# How can I Identify My Computer's Hardware?



## JoshuaBranson (Jul 17, 2011)

On step 2.3.1 of the FreeBSD handbook (Inventory Your Computer), it says one should find out what their computer's hardware is so they can:

1) make sure that FreeBSD supports their hardware
2) make sure FreeBSD gives you the right configuration for your hardware during install

My problem is I had no idea how to figure out what my hardware is. My computer currently has no operating system on it (I'm writing this using a Ubuntu live cd). My question is, using the Ubuntu live cd how can I figure out what my computer's hardware is? P.S. My computer's a MBP 7,1.

Thanks a ton!


----------



## _martin (Jul 17, 2011)

Well on linux you can use lspci. Other one is dmidecode. You can also check /var/log/dmesg or /var/log/messages. 

Once you are on FreeBSD, you can use pciconf, e.g.

`# pciconf -lv`

Or previously mentioned dmidecode (need to be installed from ports/packages).
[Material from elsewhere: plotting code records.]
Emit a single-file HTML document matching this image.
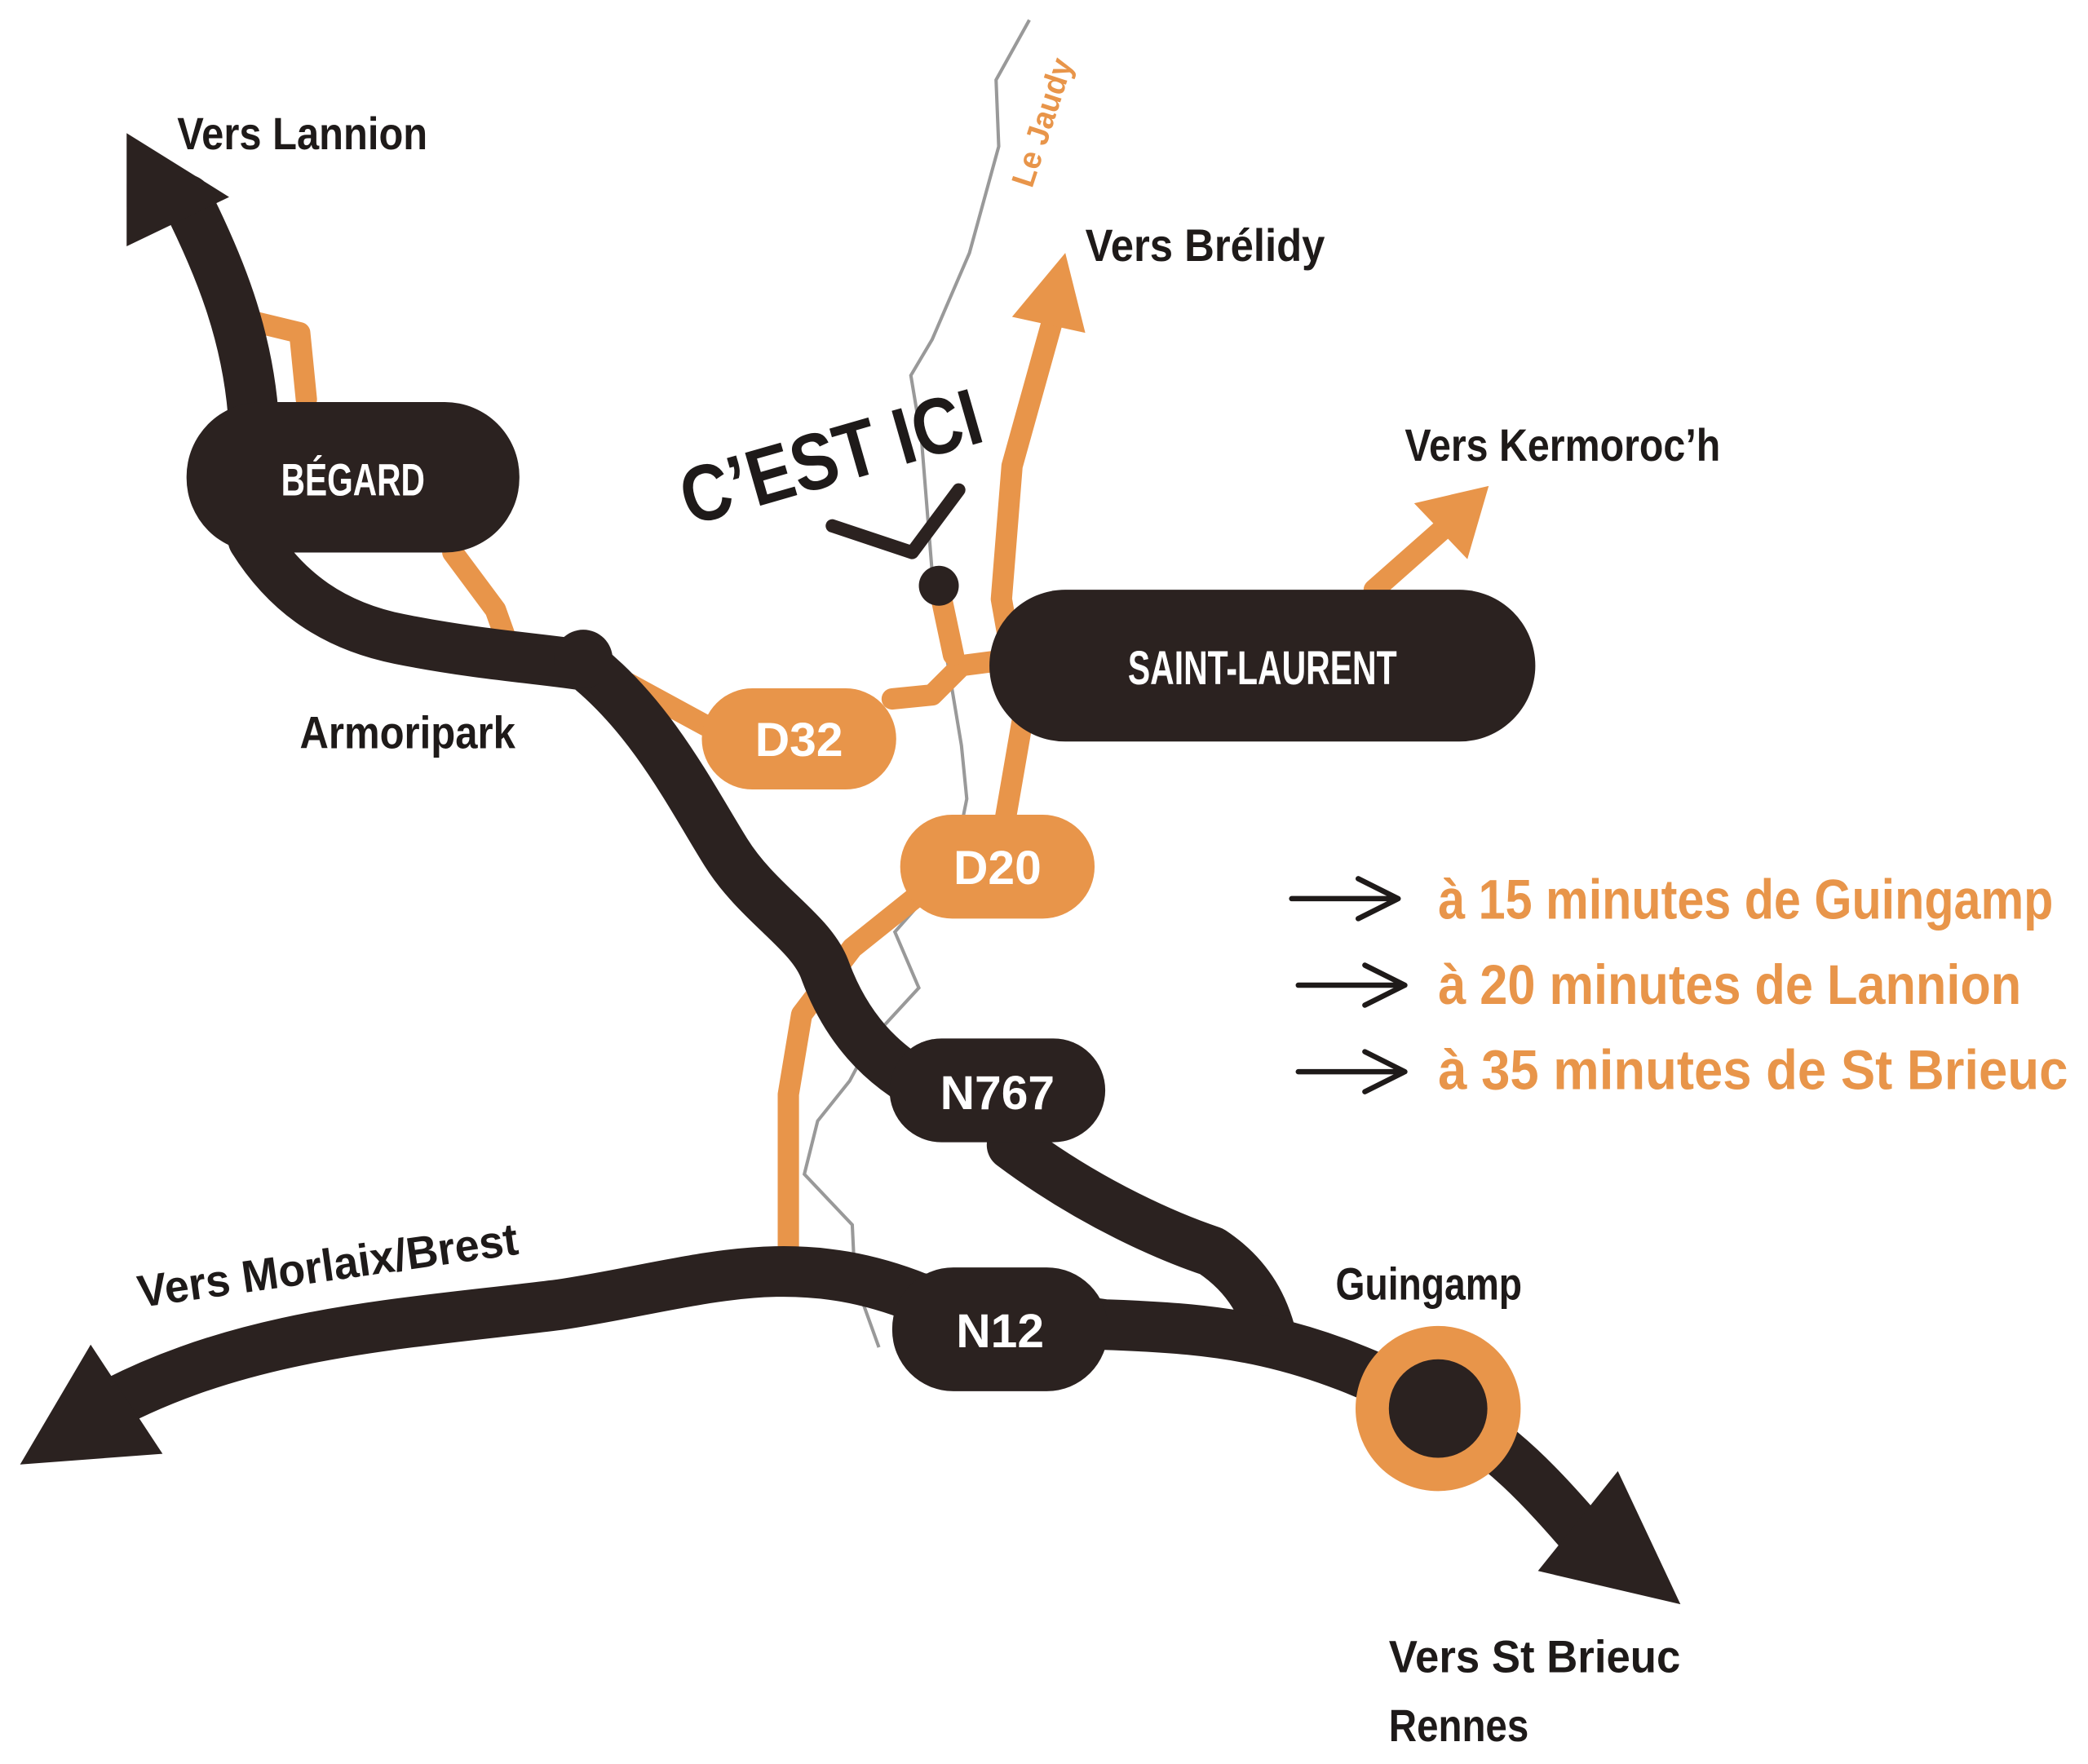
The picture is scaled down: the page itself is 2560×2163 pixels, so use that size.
<!DOCTYPE html>
<html><head><meta charset="utf-8"><style>
html,body{margin:0;padding:0;background:#fff;}
svg{display:block;}
text{font-family:"Liberation Sans",sans-serif;font-weight:bold;}
</style></head><body>
<svg width="2560" height="2163" viewBox="0 0 1568 1325" xmlns="http://www.w3.org/2000/svg">
<rect width="1568" height="1325" fill="#fff"/>
<!-- river -->
<path d="M773,15 L748,60 L750,110 L728,190 L700,255 L684,282 L692,330 L700,430 L712,500 L722,560 L726,600 L716,650 L672,700 L690,742 L655,780 L638,812 L614,842 L604,882 L640,920 L642,962 L660,1012" fill="none" stroke="#999" stroke-width="2.5"/>
<text transform="translate(775,142) rotate(-72)" font-size="24" fill="#e8954a" textLength="100" lengthAdjust="spacingAndGlyphs">Le Jaudy</text>
<!-- orange roads -->
<g fill="none" stroke="#e8954a" stroke-width="16" stroke-linejoin="round" stroke-linecap="round">
<path d="M192,242 L225,250 L230,300"/>
<path d="M340,415 L372,458 L382,486 L438,490"/>
<path d="M438,495 L530,545"/>
<path d="M670,525 L700,522 L722,500 L745,497"/>
<path d="M705,440 L716,492"/>
<path d="M755,615 L768,540 L752,450 L760,350 L792,235"/>
<path d="M1032,443 L1092,390"/>
<path d="M690,672 L640,712 L602,762 L592,822 L592,945"/>
</g>
<polygon points="800,190 760,238 815,250" fill="#e8954a"/>
<polygon points="1118,365 1062,378 1102,420" fill="#e8954a"/>
<!-- dark roads -->
<g fill="none" stroke="#2b2220" stroke-width="38" stroke-linejoin="round" stroke-linecap="round">
<path d="M140,150 C165,200 185,250 190,310"/>
<path d="M190,405 C215,445 250,470 300,480 C360,492 410,495 440,500 C490,540 520,600 545,640 C570,680 610,700 620,730 C635,770 660,800 700,820"/>
<path d="M760,860 C820,905 880,930 910,940 C940,960 950,985 955,1005"/>
<path d="M70,1062 C180,1000 300,995 420,980 C520,965 590,935 690,975 L830,995 C920,998 980,1005 1080,1058 C1130,1085 1160,1120 1195,1160"/>
</g>
<polygon points="95,100 172,148 95,185" fill="#2b2220"/>
<polygon points="15,1100 68,1010 122,1092" fill="#2b2220"/>
<polygon points="1215,1105 1262,1205 1155,1180" fill="#2b2220"/>
<!-- nodes -->
<rect x="140" y="302" width="250" height="113" rx="56" fill="#2b2220"/>
<text x="265" y="372" font-size="34" fill="#fff" text-anchor="middle" textLength="108" lengthAdjust="spacingAndGlyphs">BÉGARD</text>
<rect x="743" y="443" width="410" height="114" rx="57" fill="#2b2220"/>
<text x="948" y="514" font-size="36" fill="#fff" text-anchor="middle" textLength="202" lengthAdjust="spacingAndGlyphs">SAINT-LAURENT</text>
<rect x="527" y="517" width="146" height="76" rx="38" fill="#e8954a"/>
<text x="600" y="568" font-size="36" fill="#fff" text-anchor="middle">D32</text>
<rect x="676" y="612" width="146" height="78" rx="39" fill="#e8954a"/>
<text x="749" y="664" font-size="36" fill="#fff" text-anchor="middle">D20</text>
<rect x="668" y="780" width="162" height="78" rx="39" fill="#2b2220"/>
<text x="749" y="833" font-size="36" fill="#fff" text-anchor="middle">N767</text>
<rect x="670" y="952" width="162" height="93" rx="46" fill="#2b2220"/>
<text x="751" y="1012" font-size="36" fill="#fff" text-anchor="middle">N12</text>
<circle cx="1080" cy="1058" r="62" fill="#e8954a"/>
<circle cx="1080" cy="1058" r="37" fill="#2b2220"/>
<circle cx="438" cy="495" r="22" fill="#2b2220"/>
<circle cx="705" cy="440" r="15" fill="#2b2220"/>
<!-- C'EST ICI -->
<text transform="translate(518,395) rotate(-16)" font-size="60" fill="#1e1a19" textLength="232" lengthAdjust="spacingAndGlyphs">C’EST ICI</text>
<path d="M625,395 L685,415 L720,368" fill="none" stroke="#2b2220" stroke-width="10" stroke-linecap="round" stroke-linejoin="round"/>
<!-- labels -->
<g fill="#1e1a19" font-size="34">
<text x="133" y="112" textLength="188" lengthAdjust="spacingAndGlyphs">Vers Lannion</text>
<text x="815" y="196" textLength="180" lengthAdjust="spacingAndGlyphs">Vers Brélidy</text>
<text x="1055" y="346" textLength="237" lengthAdjust="spacingAndGlyphs">Vers Kermoroc’h</text>
<text x="225" y="562" textLength="162" lengthAdjust="spacingAndGlyphs">Armoripark</text>
<text transform="translate(105,982) rotate(-8)" textLength="288" lengthAdjust="spacingAndGlyphs">Vers Morlaix/Brest</text>
<text x="1003" y="976" textLength="140" lengthAdjust="spacingAndGlyphs">Guingamp</text>
<text x="1043" y="1256" textLength="219" lengthAdjust="spacingAndGlyphs">Vers St Brieuc</text>
<text x="1043" y="1308" textLength="105" lengthAdjust="spacingAndGlyphs">Rennes</text>
</g>
<!-- info -->
<g stroke="#1e1a19" stroke-width="4" fill="none" stroke-linecap="round" stroke-linejoin="round">
<path d="M970,675 L1050,675 M1020,660 L1050,675 L1020,690"/>
<path d="M975,740 L1055,740 M1025,725 L1055,740 L1025,755"/>
<path d="M975,805 L1055,805 M1025,790 L1055,805 L1025,820"/>
</g>
<g fill="#e8954a" font-size="42">
<text x="1080" y="690" textLength="462" lengthAdjust="spacingAndGlyphs">à 15 minutes de Guingamp</text>
<text x="1080" y="754" textLength="438" lengthAdjust="spacingAndGlyphs">à 20 minutes de Lannion</text>
<text x="1080" y="818" textLength="473" lengthAdjust="spacingAndGlyphs">à 35 minutes de St Brieuc</text>
</g>
</svg>
</body></html>
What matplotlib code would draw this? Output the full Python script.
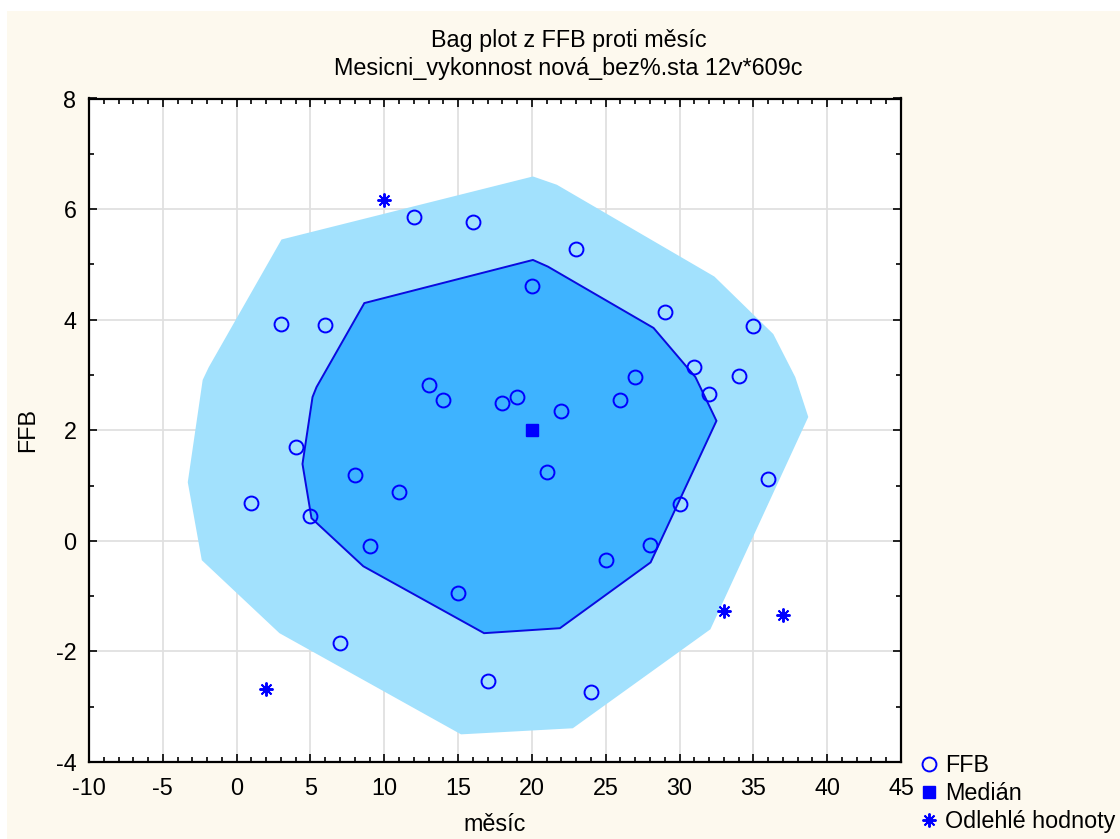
import matplotlib
matplotlib.use("Agg")
import matplotlib.pyplot as plt
from matplotlib.lines import Line2D
from matplotlib.patches import Polygon, Rectangle
from matplotlib.ticker import MultipleLocator
import numpy as np

# ---- data -------------------------------------------------------------
mesic = list(range(1, 38))
ffb = [0.69, -2.68, 3.92, 1.70, 0.45, 3.91, -1.84, 1.19, -0.09, 6.16,
       0.88, 5.85, 2.81, 2.55, -0.95, 5.77, -2.54, 2.50, 2.60, 4.61,
       1.25, 2.34, 5.27, -2.74, -0.34, 2.54, 2.96, -0.07, 4.13, 0.66,
       3.15, 2.65, -1.26, 2.98, 3.89, 1.12, -1.35]
odlehle_mesice = [2, 10, 33, 37]
median_xy = (20, 2.0)

# bag (inner hull) vertices
bag_x = [8.65, 20.07, 21.08, 28.24, 31.08, 32.50, 28.04, 21.90, 16.76,
         8.58, 5.07, 4.46, 5.14, 5.41]
bag_y = [4.30, 5.08, 4.96, 3.85, 2.96, 2.17, -0.39, -1.58, -1.67,
         -0.46, 0.41, 1.39, 2.60, 2.78]

# fence (outer hull) vertices
fence_x = [3.04, 20.07, 21.69, 32.36, 36.35, 37.84, 38.72, 32.09, 22.77,
           15.20, 2.90, -2.36, -3.31, -2.30, -1.89]
fence_y = [5.45, 6.59, 6.44, 4.78, 3.74, 2.96, 2.24, -1.60, -3.39,
           -3.50, -1.67, -0.35, 1.06, 2.91, 3.14]

x_ticks = list(range(-10, 46, 5))
y_ticks = list(range(-4, 9, 2))

# ---- styling ----------------------------------------------------------
plt.rcParams['font.family'] = ['Liberation Sans', 'DejaVu Sans']
plt.rcParams['axes.unicode_minus'] = False
FS = 16.8
BG = '#FDF9EE'
BLUE = '#0000FF'
OUTER = '#A2E1FD'
INNER = '#3EB3FF'

fig = plt.figure(figsize=(11.2, 8.39), dpi=100)
fig.patch.set_facecolor('white')
fig.patches.append(Rectangle((7 / 1120, 0), 1, 1 - 11 / 839,
                             transform=fig.transFigure, facecolor=BG,
                             edgecolor='none', zorder=-10))

ax = fig.add_axes([89 / 1120, 1 - 762 / 839, (901 - 89) / 1120, (762 - 98.5) / 839])
ax.set_facecolor('white')
ax.set_xlim(-10, 45)
ax.set_ylim(-4, 8)
ax.set_axisbelow(True)
ax.grid(True, color='#E0E0E0', linewidth=1.3)

ax.add_patch(Polygon(np.column_stack([fence_x, fence_y]), closed=True,
                     facecolor=OUTER, edgecolor='none', zorder=1))
ax.add_patch(Polygon(np.column_stack([bag_x, bag_y]), closed=True,
                     facecolor=INNER, edgecolor='#0A0AE0', linewidth=1.4, zorder=2))

mesic_arr = np.array(mesic)
ffb_arr = np.array(ffb)
is_out = np.isin(mesic_arr, odlehle_mesice)

ax.plot(mesic_arr[~is_out], ffb_arr[~is_out], linestyle='none', marker='o',
        markersize=10, markerfacecolor='none', markeredgecolor=BLUE,
        markeredgewidth=1.4, zorder=4)
ax.plot([median_xy[0]], [median_xy[1]], linestyle='none', marker='s',
        markersize=9, color=BLUE, zorder=4)
ax.plot(mesic_arr[is_out], ffb_arr[is_out], linestyle='none', marker=(8, 2, 0),
        markersize=10, markeredgecolor=BLUE, markeredgewidth=1.4, zorder=4)

ax.set_xticks(x_ticks)
ax.set_yticks(y_ticks)
ax.xaxis.set_minor_locator(MultipleLocator(1))
ax.yaxis.set_minor_locator(MultipleLocator(1))
ax.tick_params(which='both', direction='in', top=True, right=True,
               labelsize=FS, color='black', width=1.2)
ax.tick_params(axis='x', which='both', pad=11)
ax.tick_params(axis='y', which='both', pad=9)
ax.tick_params(which='major', length=6)
ax.tick_params(which='minor', length=3.5)
for s in ax.spines.values():
    s.set_linewidth(1.6)
    s.set_color('black')

ax.set_xlabel('měsíc', fontsize=FS, labelpad=9)
ax.set_ylabel('FFB', fontsize=FS, labelpad=12)

fig.text(569 / 1120, 1 - 41 / 839, 'Bag plot z FFB proti měsíc',
         ha='center', va='center', fontsize=FS)
fig.text(568 / 1120, 1 - 69 / 839, 'Mesicni_vykonnost nová_bez%.sta 12v*609c',
         ha='center', va='center', fontsize=FS)

handles = [
    Line2D([], [], linestyle='none', marker='o', markersize=10,
           markerfacecolor='none', markeredgecolor=BLUE, markeredgewidth=1.4),
    Line2D([], [], linestyle='none', marker='s', markersize=9, color=BLUE),
    Line2D([], [], linestyle='none', marker=(8, 2, 0), markersize=10,
           markeredgecolor=BLUE, markeredgewidth=1.4),
]
fig.legend(handles, ['FFB', 'Medián', 'Odlehlé hodnoty'],
           loc='upper left', bbox_to_anchor=(917 / 1120, 1 - 754 / 839),
           frameon=False, fontsize=FS, handlelength=1.0, handletextpad=0.2,
           labelspacing=0.22, borderpad=0, borderaxespad=0)

fig.savefig('out.png', dpi=100, facecolor=fig.get_facecolor())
EDIT: I had to google what "MBP 7,1" stands for. If that's MacBook you can actually find a good description of the product on their web too. It all depends what you are looking for.


----------



## pkubaj (Jul 17, 2011)

http://en.wikipedia.org/wiki/MacBook_Pro#Technical_specifications_2
I can already tell you that Intel HD GPU is not supported (I have one in my notebook). NVIDIA, however, provides great support for FreeBSD. As for the network card, you should find out if that AirPort thing is supported.


----------



## andyzammy (Jul 18, 2011)

via the livecd you can also run "sudo lshw". best piped to a file or at least less.


----------